Dans mon village d'enfance, il y avait quelques terrains que mes grands-parents avaient, entre autres, les Quartillons, c'était le nom de ce quartier du village.
C'était l'endroit où mon grand père avait des lapins, des poules, des canards, un petit jardin derrière tout ça, et en un seul bâtiment se tenaient, un petit hangar pour garer le motoculteur et sa remorque, une cave qui permettait surtout de stocker les patates, une autre où il y avait un peu de bazar et au dessus un grenier où on stockait les cagettes et où on pouvait faire sécher les ails. Il y avait une échelle bien droite en fer couleur rouille pour monter là haut. C'est là que j'ai appris qu'on pouvait garder des pommes de terre pendant environ un an en les saupoudrant de poudre anti germination.
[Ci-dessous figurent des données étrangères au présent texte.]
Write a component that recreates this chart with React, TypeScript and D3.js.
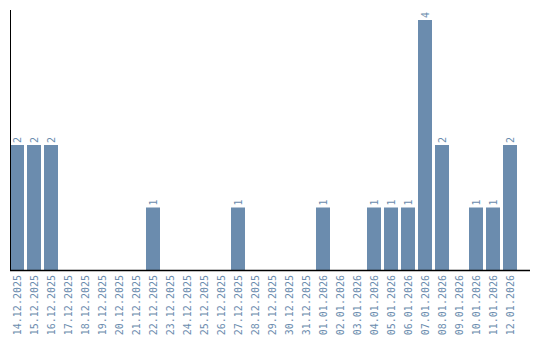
import React from "react";
import * as d3 from "d3";

const dates = [
  "14.12.2025", "15.12.2025", "16.12.2025", "17.12.2025", "18.12.2025", "19.12.2025",
  "20.12.2025", "21.12.2025", "22.12.2025", "23.12.2025", "24.12.2025", "25.12.2025",
  "26.12.2025", "27.12.2025", "28.12.2025", "29.12.2025", "30.12.2025", "31.12.2025",
  "01.01.2026", "02.01.2026", "03.01.2026", "04.01.2026", "05.01.2026", "06.01.2026",
  "07.01.2026", "08.01.2026", "09.01.2026", "10.01.2026", "11.01.2026", "12.01.2026",
];
const counts = [2, 2, 2, 0, 0, 0, 0, 0, 1, 0, 0, 0, 0, 1, 0, 0, 0, 0, 1, 0, 0, 1, 1, 1, 4, 2, 0, 1, 1, 2];

const W = 540;
const H = 340;
const BAR = "#6b8cae";
const FONT = "DejaVu Sans Mono, monospace";

export default function App() {
  const x = d3.scaleBand<string>().domain(dates).range([10, 517]).paddingInner(3 / 17).paddingOuter(0);
  const y = d3.scaleLinear().domain([0, 4]).range([270, 20]);
  const bw = x.bandwidth();
  return (
    <svg width={W} height={H} style={{ position: "absolute", left: 0, top: 0 }}>
      {dates.map((d, i) => {
        const v = counts[i];
        const x0 = x(d)!;
        const cx = x0 + bw / 2;
        return (
          <g key={d}>
            {v > 0 && (
              <rect x={x0} y={y(v)} width={bw} height={y(0) - y(v)} fill={BAR} />
            )}
            {v > 0 && (
              <text
                transform={`translate(${cx},${y(v) - 2}) rotate(-90)`}
                dy="0.35em"
                textAnchor="start"
                fontSize={10}
                fontFamily={FONT}
                fill={BAR}
              >
                {v}
              </text>
            )}
            <text
              transform={`translate(${cx},275) rotate(-90)`}
              dy="0.35em"
              textAnchor="end"
              fontSize={10}
              fontFamily={FONT}
              fill={BAR}
            >
              {d}
            </text>
          </g>
        );
      })}
      <line x1={10} x2={530} y1={270.5} y2={270.5} stroke="#000" strokeWidth={1.5} />
      <line x1={10.5} x2={10.5} y1={10} y2={270} stroke="#000" strokeWidth={1} />
    </svg>
  );
}
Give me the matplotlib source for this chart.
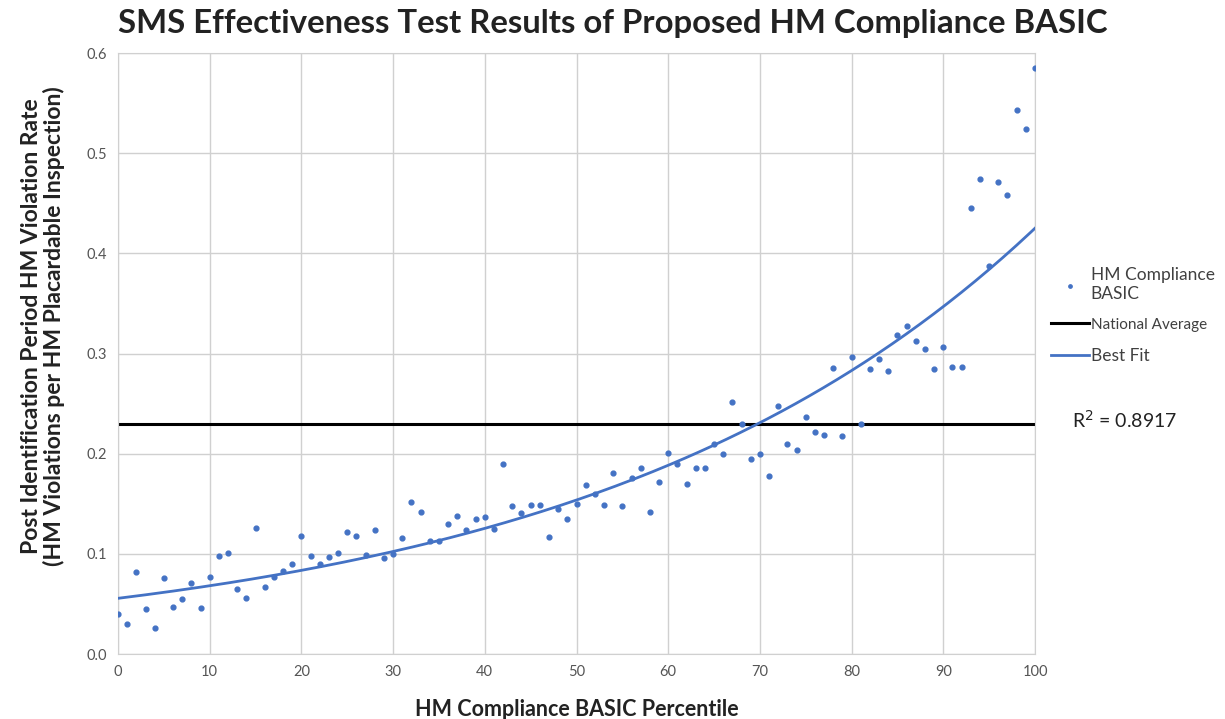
import numpy as np
import matplotlib.pyplot as plt

# --- data
percentile = list(range(0, 101))
violation_rate = [
    0.040, 0.030, 0.082, 0.045, 0.026, 0.076, 0.047, 0.055, 0.071, 0.046,
    0.077, 0.098, 0.101, 0.065, 0.056, 0.126, 0.067, 0.077, 0.083, 0.090,
    0.118, 0.098, 0.090, 0.097, 0.101, 0.122, 0.118, 0.099, 0.124, 0.096,
    0.100, 0.116, 0.152, 0.142, 0.113, 0.113, 0.130, 0.138, 0.124, 0.135,
    0.137, 0.125, 0.190, 0.148, 0.141, 0.149, 0.149, 0.117, 0.145, 0.135,
    0.150, 0.169, 0.160, 0.149, 0.181, 0.148, 0.176, 0.186, 0.142, 0.172,
    0.201, 0.190, 0.170, 0.186, 0.186, 0.210, 0.200, 0.252, 0.230, 0.195,
    0.200, 0.178, 0.248, 0.210, 0.204, 0.237, 0.222, 0.219, 0.286, 0.218,
    0.297, 0.230, 0.285, 0.295, 0.283, 0.318, 0.327, 0.312, 0.304, 0.285,
    0.306, 0.287, 0.287, 0.445, 0.474, 0.387, 0.471, 0.458, 0.543, 0.524,
    0.585,
]
national_average = 0.23
r2_text = "R$^2$ = 0.8917"

BLUE = "#4472C4"

x = np.array(percentile, dtype=float)
y = np.array(violation_rate)

# exponential trendline (fit on log y, like Excel)
b, ln_a = np.polyfit(x, np.log(y), 1)
xs = np.linspace(0, 100, 200)
fit = np.exp(ln_a) * np.exp(b * xs)

plt.rcParams["font.family"] = ["Lato", "DejaVu Sans"]

fig = plt.figure(figsize=(12.25, 7.19), dpi=100)
ax = fig.add_axes([118 / 1225, 1 - 654 / 719, (1035 - 118) / 1225, (654 - 53) / 719])

ax.scatter(x, y, s=12, color=BLUE, zorder=3, label="HM Compliance\nBASIC")
ax.axhline(national_average, color="black", lw=2.2, zorder=2, label="National Average")
ax.plot(xs, fit, color=BLUE, lw=2, zorder=4, label="Best Fit")

ax.set_xlim(0, 100)
ax.set_ylim(0, 0.6)
ax.set_xticks(range(0, 101, 10))
ax.set_yticks(np.arange(0, 0.61, 0.1))
ax.yaxis.set_major_formatter(plt.FormatStrFormatter("%.1f"))
ax.grid(True, color="#d0d0d0", lw=1)
ax.set_axisbelow(True)
for s in ax.spines.values():
    s.set_color("#d0d0d0")
ax.tick_params(length=0, labelsize=10.5, colors="#555555", pad=8)

fig.suptitle("SMS Effectiveness Test Results of Proposed HM Compliance BASIC",
             x=0.5, y=0.988, fontsize=23.7, fontweight="bold", color="#222222")
ax.set_xlabel("HM Compliance BASIC Percentile", fontsize=15.5, fontweight="bold",
              color="#222222", labelpad=14)
ax.set_ylabel("Post Identification Period HM Violation Rate\n(HM Violations per HM Placardable Inspection)",
              fontsize=16.5, fontweight="bold", color="#222222", linespacing=1.05)
ax.yaxis.set_label_coords(-0.058, 0.545)

leg = ax.legend(loc="upper left", bbox_to_anchor=(1.0, 0.67), frameon=False,
                fontsize=12.5, handlelength=2.2, labelspacing=0.9, handletextpad=0.1,
                markerscale=0.7)
for t in leg.get_texts():
    t.set_color("#404040")
leg.get_texts()[1].set_fontsize(11)

ax.text(1.04, (654 - 420) / 601, r2_text, transform=ax.transAxes, fontsize=14,
        color="#222222", va="center")

fig.savefig("out.png", dpi=100)
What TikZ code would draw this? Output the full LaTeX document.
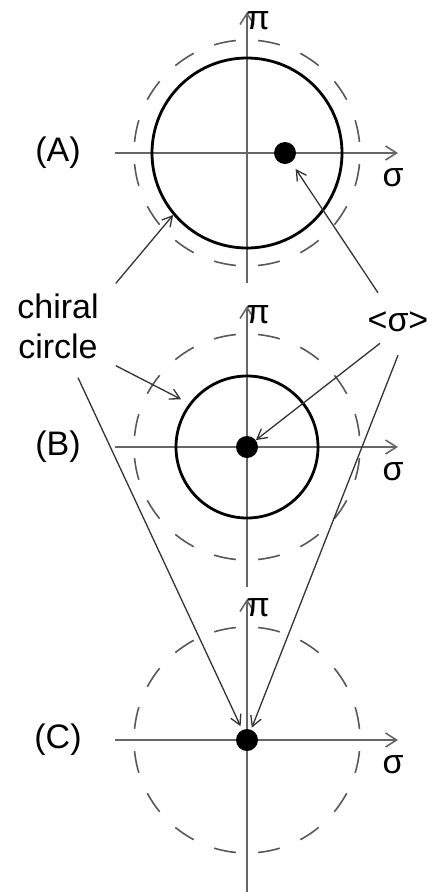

Il y avait aussi un silo à grain fait d'une tôle enroulée et rivetée posée sur des parpaings et une grande planche carrée. J'ai nettoyé ça une ou deux fois, mon grand père me faisait descendre dedans, c'était irrespirable et il y avait plein de toiles d'araignées à enlever avant de remettre du grain.
On donnait à manger aussi aux lapins, de la luzerne et un peu d'eau, il fallait faire attention en ouvrant la cage pour qu'ils ne se sauvent pas. Le terrain des poules était juste avant le hangar entre le mur du hangar et en face d'un autre mur d'une maison en ruine et encadré de deux grillages. C'était boueux et mon grand père, quand j'étais tout petit, rapportait des sacs poubelles de la cafétéria de Cora, où il travaillait en temps que vigil à la fin de sa vie de travail, et qui étaient bourrés de nourriture et de sachets usés de moutarde et de ketchup. Donc le terrain des poules était tartiné de boue et de sachets plastiques. Il n'y avait pas vraiment d'écologie en ce temps-là.
Dans le dernier terrain, la maison en ruine qu'il a récupéré plus tard ou qu'il a louée, je n'ai jamais su, on mettait aussi des canards des fois. Il y avait un angle droit de deux murs en pierre, et l'autre angle était fait de deux grillages. Bon, c'était aussi interchangeable tout ça, les poules par ci, les canards par là, ça dépendait.
Bien entendu tous ces animaux là c'était pour les manger. Je crois que mon grand-père s'est mis à faire tout ça presque arrivé à la retraite. Et c'était un chasseur aussi avec son fils, mon oncle.
Dans le jardin, je me suis fait les muscles, il fallait passer le motoculteur. On semait les carottes, les salades, le persil, les pâtissons, les petits pois, les haricots...
On avait aussi des voisins de jardin. Mon grand-père criait souvent aussi, et pas mal sur moi : "mon prénom suivi de nom de dieu".
Mr Martin, un des voisins, lui disait : "Mais tu vas arrêter de l'engueuler ce pauvre gamin?" On labourait, on sarclait, on bêchait, j'en faisais des bricoles, mais j'adorais ça, j'étais avec mon grand-père. Et j'en ai fait du motoculteur, je le conduisais tout seul, avec ou sans remorque, j'étais fier.
Une petite anecdote sur les canards.
Un jour nous sommes allées aux Quartillons pour attraper un canard qui avait avalé une ficelle, il fallait lui enlever du bec, ça sortait à moitié. Mon grand père me dit :
- Va l'attraper !
- Mais je fais comment?
- Ben tu lui cours après !
Bon, je rentre dans la cage et je commence à lui courir après les bras tendus. Et là le canard se sauve devant moi en tournant dans le terrain grillagé et en courant, ses pattes font gicler la boue et la merde de canard pile poil sur mon visage, et moi je courais en haletant bien sûr, la bouche ouverte. Je me suis retrouvé avec l'odeur de fiente sur le visage et une envie de vomir que je n'ai pas pu retenir du tout !! Et plaf, le terrain était un peu plus sale. Mon grand-père était mort de rire.
Finalement je ne sais même plus si je l'ai attrapé pour enlever cette ficelle. Plus tard à la maison, quand mon grand-père a raconté l'histoire à ma grand-mère, elle a bien rigolé aussi.